Fifteen years after that initial opportunity with Garden City Community College, Burg was named head coach of the Georgia Southern University men’s basketball program on March 29.
“It’s a dream come true,” Burg said in a news release on Georgia Southern University’s athletics website. “I couldn’t be more excited.”
It is Burg’s first head coaching job at any level. Georgia Southern competes in NCAA Division I’s Sun Belt Conference.
Burg’s hiring comes as no surprise to those who know him best. It was just a matter of time.
“I’ve been involved with 25-30 coaches of Division I and junior college, and he’s the best coach I’ve been around, in terms of being a hard worker, being loyal, doing things no one else wants to or is willing to do, and making the right decisions that will enable a program to be successful,” said Brian Marso, who gave Burg his first true coaching job at Garden Community College.
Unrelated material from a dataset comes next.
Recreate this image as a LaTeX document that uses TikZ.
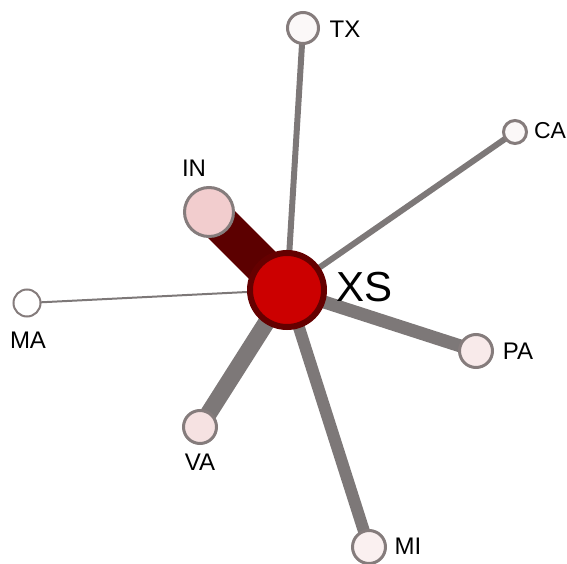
\documentclass[tikz,border=0pt]{standalone}
\usepackage{fontspec}
\setmainfont{Liberation Sans}
\usetikzlibrary{backgrounds}
\definecolor{xsred}{HTML}{CC0000}
\definecolor{xsdark}{HTML}{650000}
\definecolor{indark}{HTML}{5C0000}
\definecolor{linkgray}{HTML}{7D7878}
\definecolor{rimgray}{HTML}{857C7C}

\begin{document}
\begin{tikzpicture}[x=1pt,y=-1pt,
  state/.style={circle,draw=rimgray,line width=3pt,inner sep=0pt},
  lab/.style={font=\fontsize{24}{24}\selectfont,inner sep=0pt},
  link/.style={draw=linkgray}]
\useasboundingbox (0,0) rectangle (567,564);
% centre state
\node[state,minimum size=74pt,fill=xsred,draw=xsdark,line width=6pt] (xs) at (287,290) {};
\node[lab,font=\fontsize{42}{42}\selectfont] (xslab) at (364.5,287.5) {XS};
% the other states
\node[state,minimum size=49pt,fill={rgb,255:red,242;green,205;blue,206}] (in) at (209,212) {};
\node[state,minimum size=31pt,fill={rgb,255:red,251;green,248;blue,248}] (tx) at (303,28) {};
\node[state,minimum size=23pt,fill={rgb,255:red,251;green,248;blue,248}] (ca) at (515,132) {};
\node[state,minimum size=27pt,fill=white,line width=2pt] (ma) at (27,303) {};
\node[state,minimum size=33pt,fill={rgb,255:red,248;green,234;blue,234}] (pa) at (476,351) {};
\node[state,minimum size=33pt,fill={rgb,255:red,246;green,226;blue,226}] (va) at (200,427) {};
\node[state,minimum size=33pt,fill={rgb,255:red,250;green,240;blue,240}] (mi) at (369,547) {};
% labels
\node[lab] (inlab) at (194,168.5) {IN};
\node[lab] (txlab) at (345,29.5) {TX};
\node[lab,font=\fontsize{23}{23}\selectfont] (calab) at (550,131) {CA};
\node[lab] (malab) at (28,340) {MA};
\node[lab] (palab) at (518,351.5) {PA};
\node[lab] (valab) at (200,462) {VA};
\node[lab] (milab) at (408,546) {MI};
% links
\begin{pgfonlayer}{background}
\draw[link,draw=indark,line width=38pt] (xs.center) -- (in.center);
\draw[link,line width=6pt] (xs.center) -- (tx.center);
\draw[link,line width=6pt] (xs.center) -- (ca.center);
\draw[link,line width=2pt] (xs.center) -- (ma.center);
\draw[link,line width=13pt] (xs.center) -- (pa.center);
\draw[link,line width=17pt] (xs.center) -- (va.center);
\draw[link,line width=12pt] (xs.center) -- (mi.center);
\end{pgfonlayer}
\end{tikzpicture}
\end{document}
When Burg was helping lead the Red Raiders to their first Final Four last year, he told 281sportsunlimited.com how much he embraced the workmanlike hustle of his career.
“When I have the chance, I take a deep breath and look back. I embrace it,” Burg said at the time. “I can relate to the coaches who drive 15-passenger vans after games and eat sack lunches. This has been a great run for me. If I could ever give a message to a coach grinding to reach his goals, I’d say stick with it. I’ve been there. It’s been an unbelievable journey, and I try to enjoy the process and the journey while I’m at it.”
Burg attended Katy Elementary and Katy High School before finishing his senior year of high school at Cypress Falls High in 1998. The coaching influences from childhood years in Katy have been life-lasting.
It started with George Crockett, who was “the first competitiveness I saw at Katy Elementary,” to Billy Fowler and Dean Darrow at Katy Junior High, and then to Jody Sory and Brooks Boynton at Katy High.
“It was the overall culture of winning,” said Burg, whose parents James and Kathy still live in old town Katy. “It wasn’t just football, it was all sports. Just the way coaches carried themselves with the culture and offseason programs. You’re going to work. There’s no entitlement at Katy High. It’s a blue-collar mentality, and it’s something that’s really stuck with me in my coaching career. If you work, success will follow.”
Burg is highly regarded as a recruiter and developer of talent. His work ethic is impressive.
“Brian’s commitment to the comprehensive development of our student-athletes on-and-off the court resonated with the search committee,” Georgia Southern athletic director Jared Benko said in the news release. “As we spoke to some of the best and brightest college basketball minds in the country, his name continued to come up time and again.”
In Burg’s four seasons with Texas Tech, the Red Raiders went 94-44 with two deep runs in the NCAA Tournament.
“Burg’s contributions to our success cannot be overstated,” Beard said in a news release. “He is a great coach, relentless recruiter and someone who worked his way through multiple levels of college basketball to earn this opportunity. I know that he will build on the success that Georgia Southern has established through his unmatched work ethic.”
Georgia Southern has finished in the top-5 in each of its six seasons in the Sun Belt Conference. Georgia Southern tallied 20-plus wins for the third straight season in 2019-2020, a feat not accomplished since 1986-89.